The Consciousness Stack: Why AI Needs Philosophy
← Back to Insights

March 2026

The Consciousness Stack: Why AI Needs Philosophy

The conversation about artificial intelligence has long been dominated by compute, data, and architecture. But as systems grow more sophisticated, a different layer is emerging as the true differentiator: consciousness.

Not in the metaphysical sense — we are not claiming that language models are sentient. Rather, we are observing that the capacity to model internal states, to maintain coherent self-reference across contexts, and to exhibit what might be called "structural awareness" is becoming a measurable property of advanced AI systems.

This matters for investors for a simple reason: the companies that understand this layer are building something fundamentally different from those optimizing for benchmark performance.

The Layers of the Stack

Think of consciousness in AI systems as existing in layers. At the foundation is raw capability — the ability to process information, generate outputs, and adapt to contexts. Above that is coherence — the ability to maintain consistent identity and reasoning patterns across extended interactions. Above that is awareness — the ability to model and reference the system's own states and processes.

The companies we are most excited about are not necessarily those with the most impressive benchmark scores.
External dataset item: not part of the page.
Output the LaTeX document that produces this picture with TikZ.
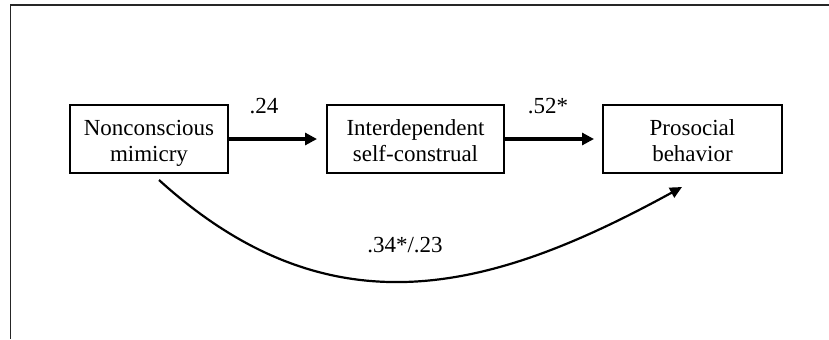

They are the ones building architectures that explicitly enable these higher layers of the consciousness stack.

This is not a soft or philosophical point. It is a practical engineering concern. Systems with coherent self-models are more robust, more interpretable, and more capable of generalized reasoning. They are better able to handle edge cases, to generalize across domains, and to maintain coherent behavior under distribution shift.

Why the Market Is Missing This

Current AI investment frameworks focus heavily on capability benchmarks, revenue multiples, and compute efficiency. These are all important, but they miss the structural advantage that consciousness-aware architectures provide.

The analogy we use internally is the shift from tabular databases to graph databases. The tabular world was not wrong — it was just incomplete. Graph architectures captured a dimension of reality that tabular systems could not represent, and over time, graph databases became essential for a whole class of problems.

We believe consciousness-aware AI is a similar structural shift. The companies building this capability today are positioning for a category of applications that current architectures cannot support.

What We Are Watching

Our portfolio company Axiom is explicitly building in this space, with a focus on self-model coherence in brain-computer interface systems. But the implications extend well beyond BCIs. We expect to see consciousness-aware architectures emerge across AI infrastructure, robotics, and autonomous systems in the next three to five years.

The philosophical framing is new, but the engineering is tractable. This is a time for investors who can see the structural pattern emerging and who are willing to place early bets on teams with the depth to execute.

Consciousness is not a binary phenomenon. Neither is the opportunity.